The tariff here is $33, too much for what you get. We were told to help ourselves to a spot on the big green grassed area down the back reserved for campers. That sounded good, but in fact is not as expansive as it might be if there were marked sites. Two very large bus motorhomes and three caravans, apart from ours are randomly sited about the area, making it impossible for anyone else to park and feel they are not on someone’s front lawn. The camping ground itself is a busy one, full of permanents, just as we were told. Now that is a common occurrence all about the country, however there are permanents and permanents and these are more of the variety we found in the Maitland Coach Park, NSW, a caravan park to be used only if you really have to stay in Maitland. Our fellow campers are of the “bogan” variety; tattoos, shaved heads, scruffy beards, track pants, singlets and jandals. I accept that this comment shows be to be a very prejudiced and flawed person. So be it.
However the good news is that while I sit and type this, glancing from time to time through the window, I have seen small flocks of ring necked parrots and galahs fly past and up into the trees. Birds always serve to lift my spirits, not that they were really down anyway. And to be fair, the amenities are quite adequate and reasonably clean. There is power, water and internet; what more could I possibly want?
This afternoon immediately after lunch we drove the fifteen kilometres into Mandurah, around the canals and into the town centre. Mandurah is a seaside city with a population of 70,000 and sells itself as a tourist destination where one can sail, swim, surf or slum about in the many cafes, bars and restaurants.
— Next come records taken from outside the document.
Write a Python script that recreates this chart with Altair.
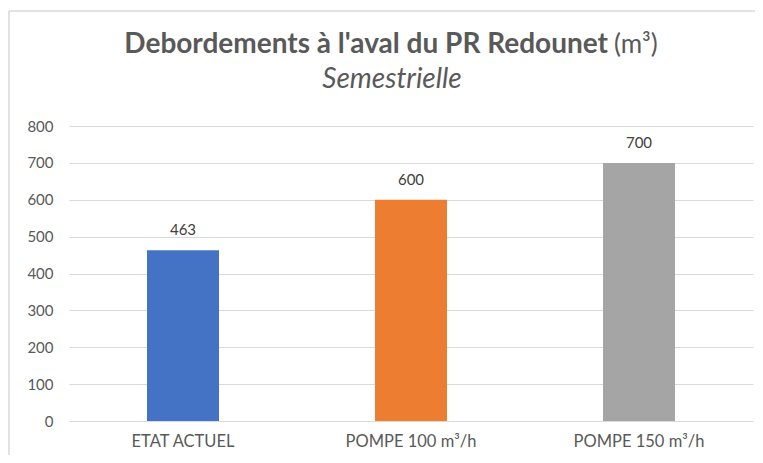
import altair as alt
import pandas as pd

categories = ["ETAT ACTUEL", "POMPE 100 m³/h", "POMPE 150 m³/h"]
values = [463, 600, 700]
colors = ["#4472C4", "#ED7D31", "#A5A5A5"]
y_ticks = [0, 100, 200, 300, 400, 500, 600, 700, 800]
title_main = "Debordements à l'aval du PR Redounet"
title_unit = "(m³)"
subtitle = "Semestrielle"

df = pd.DataFrame({"cat": categories, "val": values, "color": colors})

FONT = "Lato"
W, H = 684, 295

base = alt.Chart(df).encode(
    x=alt.X("cat:N", sort=categories, title=None,
            scale=alt.Scale(paddingInner=0, paddingOuter=0),
            axis=alt.Axis(labelAngle=0, labelFont=FONT, labelFontSize=16.5,
                          labelColor="#595959", ticks=False, domain=False,
                          labelPadding=12, grid=False)),
    y=alt.Y("val:Q", title=None,
            scale=alt.Scale(domain=[0, 800], nice=False),
            axis=alt.Axis(values=y_ticks, tickCount=9, labelFont=FONT,
                          labelFontSize=15, labelColor="#595959", ticks=False,
                          domain=False, labelOverlap=False, labelPadding=16,
                          gridColor="#D9D9D9", gridWidth=1)),
)

bars = base.mark_bar(width=72).encode(
    color=alt.Color("color:N", scale=None),
)

labels = base.mark_text(dy=-12, font=FONT, fontSize=15, color="#404040",
                        baseline="bottom").encode(
    text=alt.Text("val:Q"),
)

def txt(s, x, y, size, weight="normal", style="normal", align="center"):
    return alt.Chart(pd.DataFrame({"t": [s]})).mark_text(
        font=FONT, fontSize=size, fontWeight=weight, fontStyle=style,
        color="#595959", align=align, baseline="alphabetic"
    ).encode(text="t:N", x=alt.value(x), y=alt.value(y))

t_main = txt(title_main, 539, -73, 28, weight="bold", align="right")
t_unit = txt(title_unit, 545, -73, 26, align="left")
t_sub = txt(subtitle, 323, -38, 28, style="italic")

border_left = alt.Chart(pd.DataFrame({"a": [0]})).mark_rule(
    color="#D9D9D9", strokeWidth=1.5, clip=False
).encode(x=alt.value(-60), y=alt.value(-115), y2=alt.value(H + 40))
border_top = alt.Chart(pd.DataFrame({"a": [0]})).mark_rule(
    color="#D9D9D9", strokeWidth=1.5, clip=False
).encode(y=alt.value(-115), x=alt.value(-60), x2=alt.value(W + 20))

chart = alt.layer(border_left, border_top, bars, labels, t_main, t_unit, t_sub).properties(
    width=W, height=H,
    background="white",
    autosize=alt.AutoSizeParams(type="none"),
    padding={"left": 61, "top": 118, "right": 2, "bottom": 34},
).configure_view(stroke=None, strokeWidth=0)

chart.save("out.html", embed_options={"renderer": "svg", "actions": False})
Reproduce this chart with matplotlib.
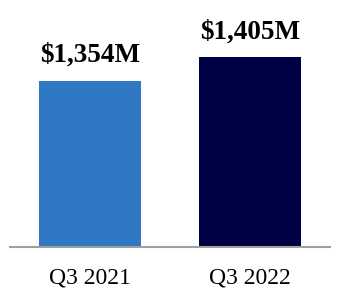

In fact the centre of Mandurah is situated on the outlet of the Peel Inlet, a massive lake like body of water, twice the size of the Sydney Harbour, at the mouth of the Harvey, Serpentine and Murray Rivers.
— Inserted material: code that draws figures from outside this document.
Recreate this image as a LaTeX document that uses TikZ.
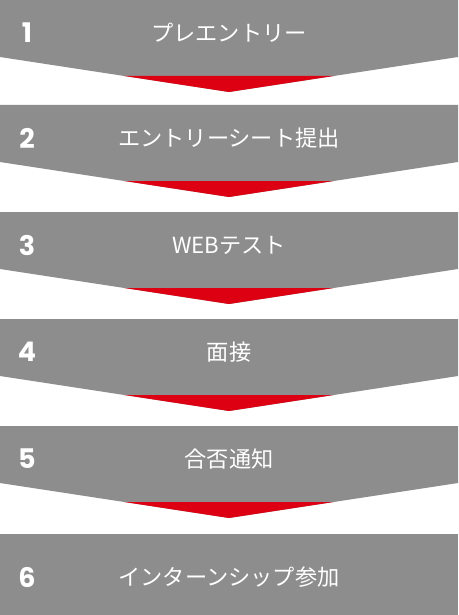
\documentclass[tikz,border=0pt]{standalone}
\usepackage{fontspec}
\setmainfont{Noto Sans CJK JP}
\newfontfamily\numfont{Poppins}[BoldFont={* Bold}]
\definecolor{bannergray}{RGB}{141,141,141}
\definecolor{arrowred}{RGB}{221,0,18}
\tikzset{
  banner/.style={fill=bannergray, draw=none},
  tipred/.style={fill=arrowred, draw=none},
  steplabel/.style={text=white, font=\fontsize{22.2}{26}\selectfont, inner sep=0pt, anchor=center},
  stepnum/.style={text=white, font=\numfont\bfseries\fontsize{27}{30}\selectfont, inner sep=0pt, anchor=center}
}
\begin{document}
\begin{tikzpicture}[x=1pt,y=-1pt]
\useasboundingbox (0,0) rectangle (458,615);
\fill[white] (0,0) rectangle (458,615);
\foreach \T/\n/\txt in {0/1/プレエントリー, 105/2/エントリーシート提出, 212/3/WEBテスト, 319/4/面接, 426/5/合否通知}{
  \fill[banner] (0,\T) -- (458,\T) -- (458,\T+57) -- (229,\T+92) -- (0,\T+57) -- cycle;
  \fill[tipred] (124.3,\T+76) -- (333.7,\T+76) -- (229,\T+92) -- cycle;
  \node[stepnum] (num\n) at (27,\T+33) {\n};
  \node[steplabel] (lab\n) at (229,\T+33) {\txt};
}
\fill[banner] (0,534) rectangle (458,615);
\node[stepnum] (num6) at (27,577) {6};
\node[steplabel] (lab6) at (229,577) {インターンシップ参加};
\end{tikzpicture}
\end{document}
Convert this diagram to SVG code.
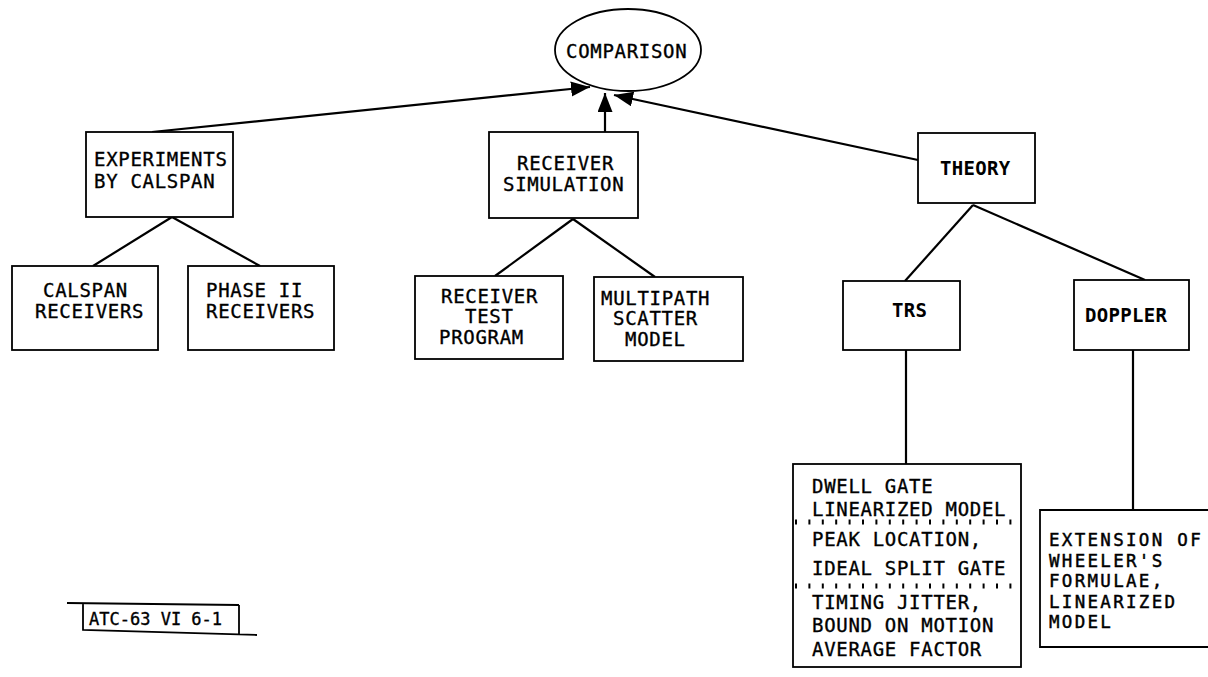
<svg xmlns="http://www.w3.org/2000/svg" width="1208" height="677" viewBox="0 0 1208 677">
  <defs>
    <style>
      .box { fill: #fff; stroke: #000; stroke-width: 1.8; }
      .edge { fill: none; stroke: #000; stroke-width: 2.2; }
      .dots { stroke: #000; stroke-width: 5; stroke-dasharray: 2 11.4; }
      text { font-family: "DejaVu Sans Mono", "Liberation Mono", monospace; font-size: 19px; letter-spacing: 0.7px; fill: #000; stroke: #000; stroke-width: 0.35; }
      .heavy { font-weight: bold; stroke-width: 0; letter-spacing: 0.3px; }
      .wide { font-size: 17.5px; letter-spacing: 2.3px; stroke-width: 0.45; }
      .lbl { font-size: 17px; letter-spacing: 0; }
    </style>
    <marker id="arrow" markerUnits="userSpaceOnUse" markerWidth="22" markerHeight="16" refX="19" refY="7.5" orient="auto">
      <path d="M0,0 L19,7.5 L0,15 Z" fill="#000"/>
    </marker>
  </defs>

  <rect width="1208" height="677" fill="#fff"/>

  <!-- connectors -->
  <g id="connectors">
    <line class="edge" x1="152" y1="132" x2="590" y2="87" marker-end="url(#arrow)"/>
    <line class="edge" x1="605" y1="132" x2="605" y2="93" marker-end="url(#arrow)"/>
    <line class="edge" x1="918" y1="160" x2="614" y2="95" marker-end="url(#arrow)"/>
    <line class="edge" x1="172" y1="217" x2="93" y2="266"/>
    <line class="edge" x1="172" y1="217" x2="260" y2="266"/>
    <line class="edge" x1="573" y1="219" x2="495" y2="276"/>
    <line class="edge" x1="573" y1="219" x2="655" y2="277"/>
    <line class="edge" x1="973" y1="205" x2="905" y2="281"/>
    <line class="edge" x1="973" y1="205" x2="1145" y2="280"/>
    <line class="edge" x1="906" y1="350" x2="906" y2="464"/>
    <line class="edge" x1="1133" y1="350" x2="1133" y2="510"/>
  </g>

  <g id="comparison">
    <ellipse class="box" cx="628" cy="50" rx="73" ry="41"/>
    <text x="566" y="58">COMPARISON</text>
  </g>

  <g id="experiments">
    <rect class="box" x="86" y="132" width="147" height="85"/>
    <text x="94" y="166">EXPERIMENTS</text>
    <text x="94" y="188">BY CALSPAN</text>
  </g>

  <g id="calspan-receivers">
    <rect class="box" x="12" y="266" width="146" height="84"/>
    <text x="43" y="297">CALSPAN</text>
    <text x="35" y="318">RECEIVERS</text>
  </g>

  <g id="phase2-receivers">
    <rect class="box" x="188" y="266" width="146" height="84"/>
    <text x="206" y="297">PHASE II</text>
    <text x="206" y="318">RECEIVERS</text>
  </g>

  <g id="receiver-simulation">
    <rect class="box" x="489" y="132" width="149" height="86"/>
    <text x="517" y="170">RECEIVER</text>
    <text x="503" y="191">SIMULATION</text>
  </g>

  <g id="receiver-test-program">
    <rect class="box" x="415" y="276" width="148" height="83"/>
    <text x="441" y="303">RECEIVER</text>
    <text x="465" y="323">TEST</text>
    <text x="439" y="344">PROGRAM</text>
  </g>

  <g id="multipath-scatter">
    <rect class="box" x="594" y="277" width="149" height="84"/>
    <text x="601" y="305">MULTIPATH</text>
    <text x="613" y="325">SCATTER</text>
    <text x="625" y="346">MODEL</text>
  </g>

  <g id="theory">
    <rect class="box" x="918" y="133" width="117" height="70"/>
    <text class="heavy" x="940" y="175">THEORY</text>
  </g>

  <g id="trs">
    <rect class="box" x="843" y="281" width="117" height="69"/>
    <text class="heavy" x="892" y="317">TRS</text>
  </g>

  <g id="doppler">
    <rect class="box" x="1074" y="280" width="115" height="70"/>
    <text class="heavy" x="1085" y="322">DOPPLER</text>
  </g>

  <g id="trs-detail">
    <rect class="box" x="793" y="464" width="228" height="203"/>
    <text x="812" y="493">DWELL GATE</text>
    <text x="812" y="516">LINEARIZED MODEL</text>
    <line class="dots" x1="795" y1="522" x2="1021" y2="522"/>
    <text x="812" y="546">PEAK LOCATION,</text>
    <text x="812" y="575">IDEAL SPLIT GATE</text>
    <line class="dots" x1="795" y1="586" x2="1021" y2="586"/>
    <text x="812" y="609">TIMING JITTER,</text>
    <text x="812" y="632">BOUND ON MOTION</text>
    <text x="812" y="656">AVERAGE FACTOR</text>
  </g>

  <g id="doppler-detail">
    <path class="box" d="M1212,510 L1040,510 L1040,647 L1212,647"/>
    <text class="wide" x="1049" y="546">EXTENSION OF</text>
    <text class="wide" x="1049" y="566.5">WHEELER'S</text>
    <text class="wide" x="1049" y="587">FORMULAE,</text>
    <text class="wide" x="1049" y="607.5">LINEARIZED</text>
    <text class="wide" x="1049" y="628">MODEL</text>
  </g>

  <g id="figure-label">
    <path class="edge" style="stroke-width:1.8" d="M67,603 L239,605 M83,603 L83,630 L257,635 M239,605 L239,634"/>
    <text class="lbl" x="89" y="625">ATC-63 VI 6-1</text>
  </g>
</svg>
The settlement of Mandurah was connected to Perth by the coastal road in 1850 and the inland road in 1856. However it was not until the 1950s when Kwinana, north of Rockingham, was developed as a major industrial centre, that tourism took off. Today, it is apparently the fastest growing regional city in Australia.
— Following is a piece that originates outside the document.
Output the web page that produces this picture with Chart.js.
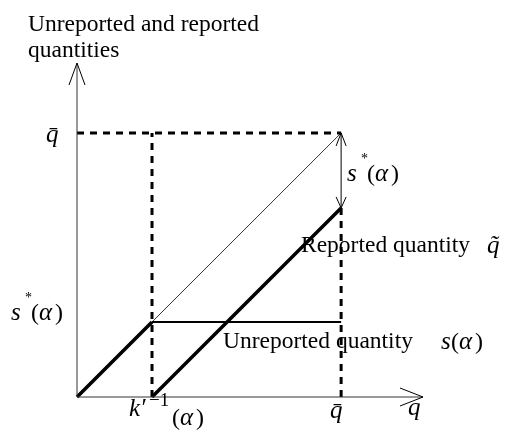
<!DOCTYPE html>
<html>
<head>
<meta charset="utf-8">
<script src="https://cdn.jsdelivr.net/npm/chart.js@4/dist/chart.umd.min.js"></script>
<style>
    body { margin: 0; background: #fff; }
    #wrap { width: 511px; height: 435px; position: relative; }
</style>
</head>
<body>
<div id="wrap"><canvas id="diagram"></canvas></div>
<script>
// values in diagram units (q bar = 10)
const qBar = 10;
const kInv = 2.84;      // k'^-1(alpha)
const sStar = 2.84;     // s*(alpha)
const axisEnd = [13.1, 12.65];

const diagonal = [[0, 0], [qBar, qBar]];
const belowKink = [[0, 0], [kInv, sStar]];
const reported = [[kInv, 0], [qBar, qBar - sStar]];
const unreported = [[kInv, sStar], [qBar, sStar]];
const guideTop = [[0, qBar], [qBar, qBar]];
const guideK = [[kInv, 0], [kInv, qBar]];
const guideQ = [[qBar, 0], [qBar, qBar - sStar]];
const axisXLine = [[0, 0], [axisEnd[0], 0]];
const axisYLine = [[0, 0], [0, axisEnd[1]]];

const yTickLabels = ["q\u0304", "s"];
const xTickLabels = ["k\u2032", "q\u0304", "q"];

const toPoints = arr => arr.map(p => ({ x: p[0], y: p[1] }));

function line(data, width, dash, color) {
    return {
        data: toPoints(data),
        showLine: true,
        borderColor: color || "#000",
        borderWidth: width,
        borderDash: dash || [],
        pointRadius: 0,
        clip: false
    };
}

const serif = "'Liberation Serif', 'Times New Roman', serif";

const annotations = {
    id: "annotations",
    afterDatasetsDraw(chart) {
        const ctx = chart.ctx;
        const xs = chart.scales.x;
        const ys = chart.scales.y;
        const px = v => xs.getPixelForValue(v);
        const py = v => ys.getPixelForValue(v);

        ctx.save();
        ctx.strokeStyle = "#000";
        ctx.lineWidth = 1;

        function arrowHead(x, y, dx, dy) {
            ctx.beginPath();
            ctx.moveTo(x + dx[0], y + dy[0]);
            ctx.lineTo(x, y);
            ctx.lineTo(x + dx[1], y + dy[1]);
            ctx.stroke();
        }

        // axis arrows
        arrowHead(px(0), py(axisEnd[1]), [-8, 8], [22, 22]);
        arrowHead(px(axisEnd[0]), py(0), [-23, -23], [-9, 9]);

        // double arrow showing s*(alpha)
        const ax = px(qBar);
        const top = py(qBar);
        const bot = py(qBar - sStar);
        ctx.beginPath();
        ctx.moveTo(ax, top);
        ctx.lineTo(ax, bot);
        ctx.stroke();
        arrowHead(ax, top, [-5, 5], [13, 13]);
        arrowHead(ax, bot, [-5, 5], [-11, -11]);

        ctx.fillStyle = "#000";
        ctx.textBaseline = "alphabetic";

        // axis title
        ctx.font = "23.5px " + serif;
        ctx.fillText("Unreported and reported", 28, 31);
        ctx.fillText("quantities", 28, 57);

        // curve labels
        ctx.fillText("Reported quantity", 301, 252);
        ctx.fillText("Unreported quantity", 223, 348);

        const it = "italic 25px " + serif;
        const up = "24px " + serif;

        function sAlpha(x, y) {
            ctx.font = it;
            ctx.fillText(yTickLabels[1], x, y);
            ctx.font = "14px " + serif;
            ctx.fillText("*", x + 14, y - 18);
            ctx.font = up;
            ctx.fillText("(", x + 20, y);
            ctx.font = it;
            ctx.fillText("\u03b1", x + 28, y);
            ctx.font = up;
            ctx.fillText(")", x + 44, y);
        }

        // y ticks
        ctx.font = it;
        ctx.fillText(yTickLabels[0], 46, py(qBar) + 9);
        sAlpha(11, py(sStar) - 2);

        // right side labels
        sAlpha(347, 181);
        ctx.font = it;
        ctx.fillText("q\u0303", 487, 253);
        ctx.fillText("s", 441, 349);
        ctx.font = up;
        ctx.fillText("(", 451, 349);
        ctx.font = it;
        ctx.fillText("\u03b1", 459, 349);
        ctx.font = up;
        ctx.fillText(")", 475, 349);

        // x ticks
        const base = py(0) + 21;
        ctx.font = it;
        ctx.fillText(xTickLabels[0], 129, base - 2);
        ctx.font = "19px " + serif;
        ctx.fillText("\u22121", 149, base - 12);
        ctx.font = up;
        ctx.fillText("(", 172, base + 7);
        ctx.font = it;
        ctx.fillText("\u03b1", 180, base + 7);
        ctx.font = up;
        ctx.fillText(")", 196, base + 7);

        ctx.font = it;
        ctx.fillText(xTickLabels[1], 330, base);
        ctx.fillText(xTickLabels[2], 408, base - 3);

        ctx.restore();
    }
};

new Chart(document.getElementById("diagram"), {
    type: "scatter",
    data: {
        datasets: [
            line(axisXLine, 1, [], "#333"),
            line(axisYLine, 1, [], "#333"),
            line(guideTop, 3, [7, 6]),
            line(guideK, 3, [7, 6]),
            line(guideQ, 3, [7, 6]),
            line(diagonal, 0.8),
            line(belowKink, 3.5),
            line(reported, 3.5),
            line(unreported, 2.2)
        ]
    },
    options: {
        responsive: true,
        maintainAspectRatio: false,
        animation: false,
        layout: { padding: { left: 77, right: 88, top: 63, bottom: 38 } },
        plugins: { legend: { display: false }, tooltip: { enabled: false } },
        scales: {
            x: { type: "linear", min: 0, max: axisEnd[0], display: false },
            y: { type: "linear", min: 0, max: axisEnd[1], display: false }
        }
    },
    plugins: [annotations]
});
</script>
</body>
</html>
Somewhere in the tourist brochures, I saw Mandurah described as the Venice of the Southern Hemisphere, which is a bit over the top, but understandable. We have never seen so many residential canal systems throughout our own travels.
The more we drove about and the more we saw, the more we delighted in the place. It really is so lovely, and if lakes, estuaries and inlets don’t do it for you, there are several surf beaches along the Indian Ocean coastline. Needless to say caravan parks in Mandurah are more expensive to stay in than here, but then I am sure you get more bang for your buck as they say.
It has been a lovely day and wonderful again to be on the road, albeit only a little south of our last camp. The weather has been just lovely; really cold mornings can be forgiven when the sun shines all day. We will see what tomorrow brings.